Knowledge transfer needed to move from analogue to digital, too. The wonder of learning the ranger craft out among the trees, from a senior with decades of experience, would remain precious. But their skills and learnings needed to be digitalised, too. Available in a database, not in a handful of heads; accessible and searchable; ensuring ranger knowledge transfer would last and accumulate beyond individual handovers.
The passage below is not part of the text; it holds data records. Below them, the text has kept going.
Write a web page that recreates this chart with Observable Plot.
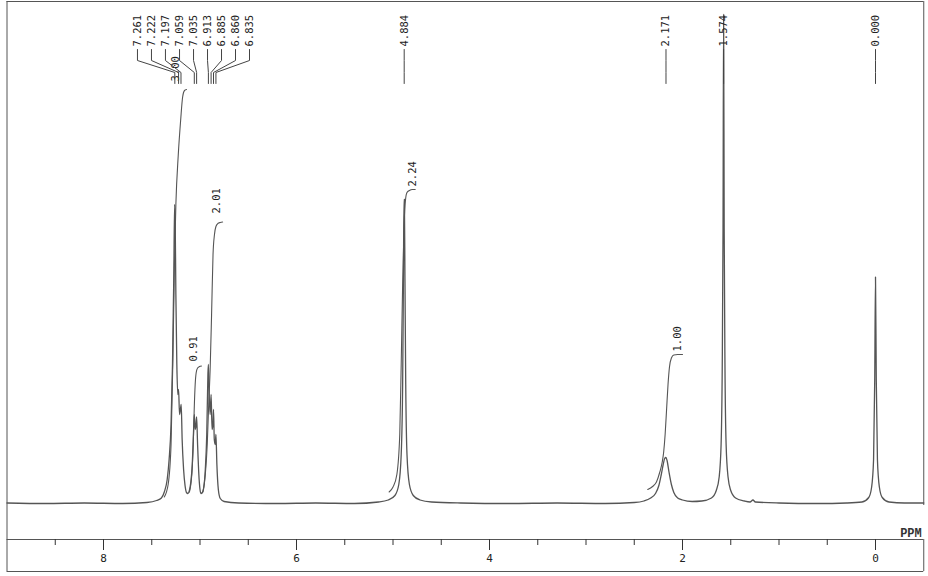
<!DOCTYPE html>
<html><head><meta charset="utf-8">
<script src="https://cdn.jsdelivr.net/npm/d3@7"></script>
<script src="https://cdn.jsdelivr.net/npm/@observablehq/plot@0.6"></script>
<style>body{margin:0;background:#fff}</style>
</head><body><div id="chart"></div>
<script>
// ---- Spectrum trace (chemical shift in ppm, relative intensity) ----
const specPpm = [9.0,8.6,8.2,7.8,7.55,7.45,7.40,7.37,7.34,7.32,7.30,7.285,7.272,7.263,7.258,7.250,7.240,7.230,7.222,7.212,7.203,7.195,7.185,7.17,7.155,7.14,7.125,7.11,7.095,7.08,7.068,7.059,7.050,7.043,7.035,7.025,7.012,7.00,6.99,6.975,6.96,6.945,6.93,6.918,6.913,6.905,6.895,6.885,6.875,6.866,6.860,6.852,6.842,6.835,6.825,6.81,6.79,6.75,6.6,6.2,5.8,5.4,5.15,5.05,4.98,4.94,4.915,4.90,4.892,4.886,4.882,4.876,4.868,4.855,4.83,4.79,4.72,4.6,4.3,3.8,3.3,2.8,2.5,2.40,2.33,2.28,2.245,2.22,2.20,2.185,2.172,2.160,2.14,2.115,2.09,2.05,2.00,1.9,1.80,1.70,1.65,1.62,1.60,1.588,1.580,1.574,1.568,1.560,1.548,1.528,1.50,1.45,1.36,1.30,1.27,1.245,1.0,0.6,0.3,0.14,0.07,0.04,0.02,0.008,0.000,-0.008,-0.02,-0.04,-0.07,-0.14,-0.3,-0.5];
const specInt = [0.3,0.2,0.3,0.2,0.4,0.8,1.3,2.5,5,9,16,28,45,60,58,42,28,22,23,18,19,20,13,7,3.8,2.4,2.2,2.8,4.5,8,14,18,15,15.5,17.5,12,6,3,2.2,2.4,3.5,7,14,26,28,22,18,22,15,16,19,13,12,14,8,3,1.2,0.6,0.3,0.2,0.3,0.2,0.5,0.9,1.8,4,10,24,45,61,61,45,24,10,4,1.8,0.9,0.5,0.3,0.2,0.3,0.2,0.4,0.7,1.3,2.2,3.8,6,8,9.2,9.4,8.8,6.5,4,2.4,1.3,0.9,0.6,0.7,1.3,2.8,5.5,12,28,55,98,55,28,12,5.5,2.8,1.3,0.7,0.5,0.9,0.5,0.3,0.2,0.3,0.5,1.4,3.5,9,25,45.5,25,9,3.5,1.4,0.5,0.3,0.3];

// ---- Integral curves ----
const integralPpm = [
  [7.37,7.33,7.30,7.28,7.265,7.25,7.225,7.20,7.18,7.16,7.14],
  [7.11,7.085,7.07,7.06,7.05,7.04,7.025,7.005,6.985],
  [6.97,6.945,6.925,6.91,6.895,6.88,6.865,6.85,6.835,6.815,6.79,6.765],
  [5.04,5.00,4.96,4.93,4.915,4.90,4.885,4.87,4.855,4.83,4.80,4.77],
  [2.36,2.31,2.27,2.235,2.21,2.195,2.18,2.165,2.15,2.135,2.115,2.09,2.05,2.0]
];
const integralVal = [
  [1.5,4,12,30,48,60,70,77,81.5,82.8,83.0],
  [2.5,6,12,19,24,26.3,27.3,27.6,27.7],
  [2.5,6,12,20,27,38,50,54,55.6,56.2,56.4,56.5],
  [2.5,3.5,6,14,28,44,56,61,62.4,62.8,63,63],
  [3,3.6,4.5,6.5,8.5,10.5,14,19,24,27.5,29.3,29.9,30,30]
];
const integralLabels = ["3.00","0.91","2.01","2.24","1.00"];
const integralLabelPpm = [7.254,7.07,6.83,4.80,2.05];
const integralLabelVal = [84.6,28.6,58.2,63.6,30.6];

// ---- Peak picks ----
const peakPpm = [7.261,7.222,7.197,7.059,7.035,6.913,6.885,6.860,6.835,4.884,2.171,1.574,0.000];
const peakLabels = ["7.261","7.222","7.197","7.059","7.035","6.913","6.885","6.860","6.835","4.884","2.171","1.574","0.000"];
const peakLabelPpm = [7.648,7.503,7.358,7.212,7.067,6.922,6.777,6.632,6.487,4.884,2.171,1.574,0.000];

// ---- Axis ticks ----
const majorTicks = [8,6,4,2,0];
const minorTicks = [8.5,7.5,7,6.5,5.5,5,4.5,3.5,3,2.5,1.5,1,0.5];

const spectrum = specPpm.map((p,i) => ({ppm: p, v: specInt[i]}));
const integrals = integralPpm.flatMap((arr, k) => arr.map((p,i) => ({id: k, ppm: p, v: integralVal[k][i]})));
const intLabels = integralLabels.map((t,i) => ({t, ppm: integralLabelPpm[i], v: integralLabelVal[i]}));
const connectors = peakPpm.flatMap((p,i) => [
  {id:i, ppm: peakLabelPpm[i], v: 91.0},
  {id:i, ppm: peakLabelPpm[i], v: 88.8},
  {id:i, ppm: p, v: 86.4},
  {id:i, ppm: p, v: 84.2}
]);
const pLabels = peakLabels.map((t,i) => ({t, ppm: peakLabelPpm[i]}));

const mono = "DejaVu Sans Mono";
const chart = Plot.plot({
  width: 928, height: 576,
  marginTop: 4, marginBottom: 37, marginLeft: 6.5, marginRight: 4.75,
  x: {domain: [9, -0.5], label: null},
  y: {domain: [-7, 100], axis: null},
  style: {background: "#fff", fontFamily: mono, color: "#222"},
  marks: [
    // frame
    Plot.ruleX([9], {y1: -13.4, y2: 100.6, stroke: "#555"}),
    Plot.ruleX([-0.5], {y1: -0.2, y2: 100.6, stroke: "#555"}),
    Plot.ruleX([-0.5], {y1: -13.4, y2: -7, stroke: "#555"}),
    Plot.ruleY([100.6, -7, -13.4], {x1: 9, x2: -0.5, stroke: "#555"}),
    // axis
    Plot.axisX(majorTicks, {anchor: "bottom", tickSize: 11, tickPadding: 4, fontSize: 11, tickFormat: d => String(d), label: null, stroke: "#333", fill: "#222"}),
    Plot.axisX(minorTicks, {anchor: "bottom", tickSize: 6, tickFormat: () => "", label: null, stroke: "#333"}),
    Plot.text(["PPM"], {x: -0.5, y: -6.4, text: d => d, textAnchor: "end", lineAnchor: "bottom", dx: -2, fontSize: 12, fontWeight: "bold", fontFamily: "Liberation Mono", fill: "#333"}),
    // spectrum
    Plot.line(spectrum, {x: "ppm", y: "v", curve: "monotone-x", stroke: "#555", strokeWidth: 1.3}),
    // integrals
    Plot.line(integrals, {x: "ppm", y: "v", z: "id", curve: "monotone-x", stroke: "#555", strokeWidth: 1.1}),
    Plot.text(intLabels, {x: "ppm", y: "v", text: "t", rotate: -90, textAnchor: "start", fontSize: 10.5, fill: "#222"}),
    // peak picks
    Plot.line(connectors, {x: "ppm", y: "v", z: "id", stroke: "#444", strokeWidth: 1}),
    Plot.text(pLabels, {x: "ppm", y: 91.6, text: "t", rotate: -90, textAnchor: "start", fontSize: 10.5, fill: "#222"})
  ]
});
document.getElementById("chart").append(chart);
</script>
</body></html>
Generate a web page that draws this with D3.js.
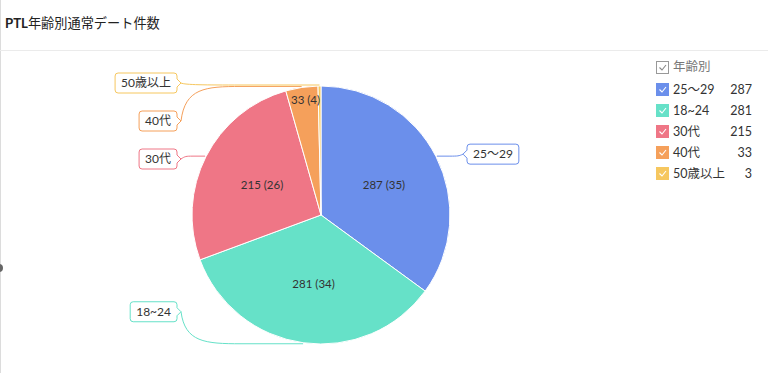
<!DOCTYPE html>
<html>
<head>
<meta charset="utf-8">
<script src="https://cdn.jsdelivr.net/npm/d3@7"></script>
<style>
  body { margin: 0; background: #fff; }
  svg { display: block; font-family: Lato, "Noto Sans CJK JP", sans-serif; }
</style>
</head>
<body>
<div id="chart"></div>
<script>
// data
var title = "年齢別通常デート件数";
var legendTitle = "年齢別";
var categories = ["25～29", "18~24", "30代", "40代", "50歳以上"];
var values = [287, 281, 215, 33, 3];
var colors = ["#6b8feb", "#66e1c8", "#ef7686", "#f5a05b", "#f6c75f"];

var W = 768, H = 373;
var cx = 321, cy = 215, R = 129;

var svg = d3.select("#chart").append("svg").attr("width", W).attr("height", H);

// frame
svg.append("line").attr("x1", 0.5).attr("x2", 0.5).attr("y1", 0).attr("y2", H)
  .attr("stroke", "#dcdcdc");
svg.append("line").attr("x1", 0).attr("x2", W).attr("y1", 50.5).attr("y2", 50.5)
  .attr("stroke", "#ebebeb");
svg.append("circle").attr("cx", -1).attr("cy", 268).attr("r", 4).attr("fill", "#666");

var t = svg.append("text").attr("x", 5).attr("y", 28).attr("font-size", 13.2).attr("fill", "#222");
t.append("tspan").attr("font-weight", "bold").text("PTL");
t.append("tspan").text(title);

var total = d3.sum(values);
var data = categories.map(function (c, i) { return { name: c, value: values[i], color: colors[i] }; });

var pie = d3.pie().sort(null).value(function (d) { return d.value; });
var arcs = pie(data);
var arc = d3.arc().innerRadius(0).outerRadius(R);

var g = svg.append("g").attr("transform", "translate(" + cx + "," + cy + ")");
g.selectAll("path.slice").data(arcs).enter().append("path")
  .attr("class", "slice")
  .attr("d", arc)
  .attr("fill", function (d) { return d.data.color; })
  .attr("stroke", "#fff").attr("stroke-width", 1);

// inner labels
g.selectAll("text.inner").data(arcs.filter(function (d) { return d.value / total > 0.01; }))
  .enter().append("text")
  .attr("class", "inner")
  .attr("transform", function (d) {
    var frac = d.value / total;
    var r = frac < 0.05 ? R * 0.91 : R * 0.53;
    var a = (d.startAngle + d.endAngle) / 2;
    return "translate(" + (Math.sin(a) * r + 2) + "," + (-Math.cos(a) * r + 1) + ")";
  })
  .attr("text-anchor", "middle").attr("dy", "0.35em")
  .attr("font-size", 11.5).attr("fill", "#333")
  .text(function (d) { return d.value + " (" + Math.round(d.value / total * 100) + ")"; });

// outer labels with connectors
var labels = arcs.map(function (d) {
  var a = (d.startAngle + d.endAngle) / 2;
  var ex = cx + Math.sin(a) * (R + 1), ey = cy - Math.cos(a) * (R + 1);
  return { d: d, ex: ex, ey: ey, right: ex > cx };
});
function layout(list) {
  list.sort(function (a, b) { return a.ey - b.ey; });
  var prev = -Infinity;
  list.forEach(function (l) {
    var y = Math.max(cy - R - 4, Math.min(cy + R * 0.75, l.ey - 2));
    y = Math.max(y, prev + 38);
    l.y = y; prev = y;
  });
}
layout(labels.filter(function (l) { return l.right; }));
layout(labels.filter(function (l) { return !l.right; }));

var lg = svg.append("g");
labels.forEach(function (l) {
  var col = l.d.data.color;
  var tx = lg.append("text").attr("font-size", 12).attr("fill", "#333")
    .attr("dy", "0.35em").text(l.d.data.name);
  var tw = tx.node().getComputedTextLength();
  var bw = tw + 12, bh = 20;
  var bx = l.right ? cx + R + 17 : cx - R - 15 - bw;
  var by = l.y - bh / 2;
  var sx = l.right ? bx - 4 : bx + bw + 4;
  var dir = l.right ? -1 : 1;
  // connector
  var p = d3.path();
  p.moveTo(sx, l.y);
  var span = Math.abs(l.ex - sx);
  var bend = Math.min(60, span * 0.5);
  p.bezierCurveTo(sx + dir * 4, l.y + (l.ey - l.y) * 0.95, sx + dir * bend * 0.4, l.ey, sx + dir * bend, l.ey);
  p.lineTo(l.ex, l.ey);
  lg.insert("path", "text").attr("d", p.toString()).attr("fill", "none")
    .attr("stroke", col).attr("stroke-width", 1);
  // box with pointer
  var b = d3.path();
  var r = 3, x0 = bx, x1 = bx + bw, y0 = by, y1 = by + bh;
  b.moveTo(x0 + r, y0);
  b.lineTo(x1 - r, y0);
  b.arcTo(x1, y0, x1, y0 + r, r);
  if (!l.right) { b.lineTo(x1, l.y - 4); b.lineTo(x1 + 4, l.y); b.lineTo(x1, l.y + 4); }
  b.lineTo(x1, y1 - r);
  b.arcTo(x1, y1, x1 - r, y1, r);
  b.lineTo(x0 + r, y1);
  b.arcTo(x0, y1, x0, y1 - r, r);
  if (l.right) { b.lineTo(x0, l.y + 4); b.lineTo(x0 - 4, l.y); b.lineTo(x0, l.y - 4); }
  b.lineTo(x0, y0 + r);
  b.arcTo(x0, y0, x0 + r, y0, r);
  b.closePath();
  lg.insert("path", "text").attr("d", b.toString()).attr("fill", "#fff")
    .attr("stroke", col).attr("stroke-width", 1);
  tx.attr("x", bx + 6).attr("y", l.y);
  tx.raise();
});

// legend
var leg = svg.append("g").attr("transform", "translate(656,0)");
function check(sel, x, y, fill, stroke, mark) {
  sel.append("rect").attr("x", x + 0.5).attr("y", y + 0.5).attr("width", 12).attr("height", 12)
    .attr("fill", fill).attr("stroke", stroke);
  sel.append("path").attr("d", "M" + (x + 3.5) + "," + (y + 6.5) + "l2.5,2.5l4,-5")
    .attr("fill", "none").attr("stroke", mark).attr("stroke-width", 1.1);
}
check(leg, 0, 61, "#fff", "#999", "#888");
leg.append("text").attr("x", 17).attr("y", 67).attr("dy", "0.35em")
  .attr("font-size", 12.5).attr("fill", "#777").text(legendTitle);
var ly = d3.scaleBand().domain(categories).range([79, 184]);
data.forEach(function (d) {
  var y = ly(d.name) + ly.bandwidth() / 2;
  check(leg, 0, y - 6.5, d.color, d.color, "#fff");
  leg.append("text").attr("x", 17).attr("y", y).attr("dy", "0.35em")
    .attr("font-size", 12.5).attr("fill", "#333").text(d.name);
  leg.append("text").attr("x", 96).attr("y", y).attr("dy", "0.35em")
    .attr("text-anchor", "end").attr("font-size", 12.5).attr("fill", "#333").text(d.value);
});
</script>
</body>
</html>
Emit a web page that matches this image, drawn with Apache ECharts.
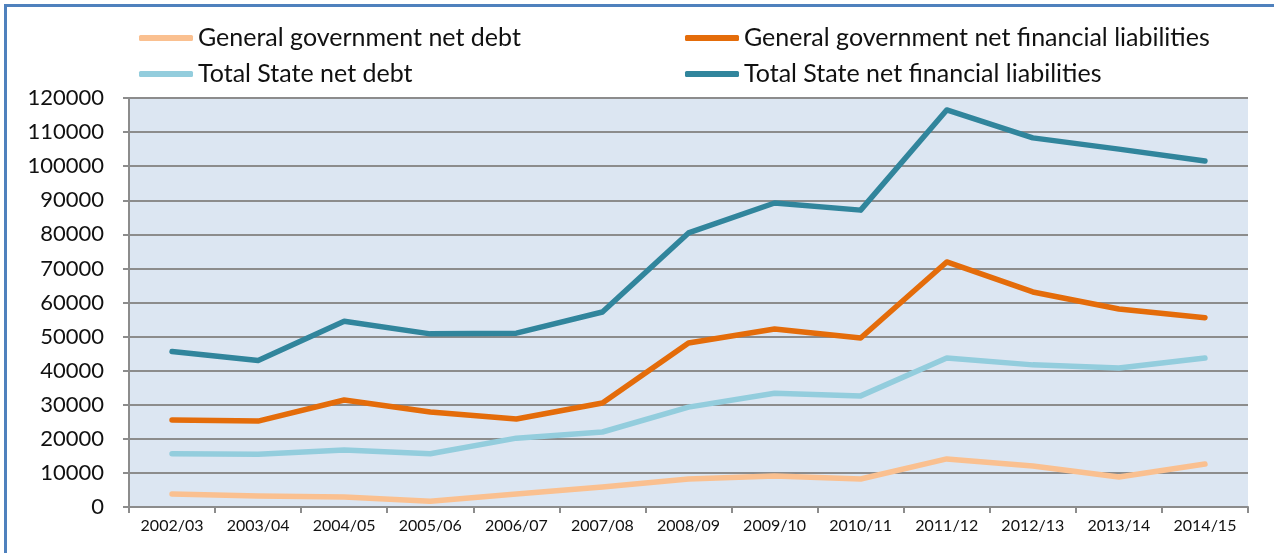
<!DOCTYPE html>
<html>
<head>
<meta charset="utf-8">
<script src="https://cdn.jsdelivr.net/npm/echarts@6/dist/echarts.min.js"></script>
<style>
  html, body { margin: 0; padding: 0; background: #ffffff; }
  #chart { width: 1274px; height: 553px; }
</style>
</head>
<body>
<div id="chart"></div>
<script>
// Financial years on the category axis
const years = ['2002/03', '2003/04', '2004/05', '2005/06', '2006/07', '2007/08', '2008/09',
  '2009/10', '2010/11', '2011/12', '2012/13', '2013/14', '2014/15'];

// Series values ($m)
const ggNetDebt = [3800, 3200, 2900, 1700, 3800, 5900, 8200, 9100, 8200, 14100, 12000, 8800, 12600];
const ggNetFinLiab = [25500, 25200, 31400, 27900, 25800, 30500, 48100, 52200, 49600, 71900, 63100, 58100, 55500];
const tsNetDebt = [15600, 15500, 16700, 15600, 20200, 22000, 29300, 33400, 32600, 43700, 41700, 40800, 43700];
const tsNetFinLiab = [45600, 43000, 54500, 50800, 51000, 57200, 80400, 89200, 87100, 116500, 108300, 105000, 101500];

const seriesNames = [
  'General government net debt',
  'General government net financial liabilities',
  'Total State net debt',
  'Total State net financial liabilities'
];
const seriesColors = ['#FAC090', '#E46C0A', '#93CDDD', '#31859C'];
const seriesData = [ggNetDebt, ggNetFinLiab, tsNetDebt, tsNetFinLiab];

const FONT = 'Lato, "Open Sans", sans-serif';

const chart = echarts.init(document.getElementById('chart'), null, { renderer: 'canvas' });

const legendBase = {
  orient: 'vertical',
  icon: 'roundRect',
  itemWidth: 54,
  itemHeight: 6,
  itemGap: 10,
  padding: 0,
  selectedMode: false,
  textStyle: { fontFamily: FONT, fontSize: 25, color: '#111', lineHeight: 26 }
};

chart.setOption({
  animation: false,
  backgroundColor: '#ffffff',
  graphic: [{
    type: 'polyline',
    shape: { points: [[5.5, 560], [5.5, 5.5], [1290, 5.5]] },
    style: { stroke: '#4F81BD', lineWidth: 3, fill: null },
    silent: true
  }],
  legend: [
    Object.assign({}, legendBase, { left: 139, top: 25, data: [seriesNames[0], seriesNames[2]] }),
    Object.assign({}, legendBase, { left: 685, top: 25, data: [seriesNames[1], seriesNames[3]] })
  ],
  grid: {
    left: 129, right: 26, top: 98, bottom: 46,
    show: true, backgroundColor: '#DCE6F2', borderWidth: 0,
    containLabel: false
  },
  xAxis: {
    type: 'category',
    data: years,
    boundaryGap: true,
    axisLine: { show: true, lineStyle: { color: '#8C8C8C', width: 2 } },
    axisTick: { show: true, length: 6, interval: 0, lineStyle: { color: '#8C8C8C', width: 2 } },
    axisLabel: { fontFamily: FONT, fontSize: 16, color: '#111', margin: 11, interval: 0 },
    splitLine: { show: false }
  },
  yAxis: {
    type: 'value',
    min: 0,
    max: 120000,
    interval: 10000,
    axisLine: { show: true, lineStyle: { color: '#8C8C8C', width: 2 } },
    axisTick: { show: true, length: 6, lineStyle: { color: '#8C8C8C', width: 2 } },
    axisLabel: {
      fontFamily: FONT, fontSize: 22, color: '#111', margin: 25,
      formatter: (v) => String(v)
    },
    splitLine: { show: true, lineStyle: { color: '#8C8C8C', width: 2 } }
  },
  series: seriesNames.map((name, i) => ({
    name: name,
    type: 'line',
    data: seriesData[i],
    showSymbol: false,
    symbol: 'none',
    color: seriesColors[i],
    lineStyle: { color: seriesColors[i], width: 5.5, cap: 'round', join: 'round' },
    itemStyle: { color: seriesColors[i] }
  }))
});
</script>
</body>
</html>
Respect for deep-rooted culture
Emotional intelligence was essential to reaching consensus on this project. The rangers, understandably, wanted to take time for ideas, analysis and proposals to sink in. Discussions had a deep-democracy feel (and length, on occasion). And workshops would be punctuated with collective shifts of focus: if someone spotted a rare bird out of the window, the binoculars came out, and unpacking the association’s inner workings took a temporary backseat. (A worthy source of distraction, though.)
Bernadette rolled with it all, tuning into the client’s rhythm and range of priorities. She kept her project timeline sapling-supple, giving the right ideas time to take root.
All factors considered, even with improvements to existing ways of working, new hires would be needed. So Bernadette penned a board proposal for the organisation’s corporate team, alongside coaching them to present a united front.
The hiring proposal was approved by the association’s board, and the client team is already working differently. Safeguarding performance with clear ownership and delegation, and transferring knowledge from retiring employees to fresh hires.
The trust that Bernadette built with this client was fundamental to the outcomes. Her no-nonsense attitude, combined with engaged appreciation of rangers’ values and burdens, avoided a cynical non-corporate vs corporate impasse.
She followed through, from analysis to tangible outcomes, in true The Strategy Office style.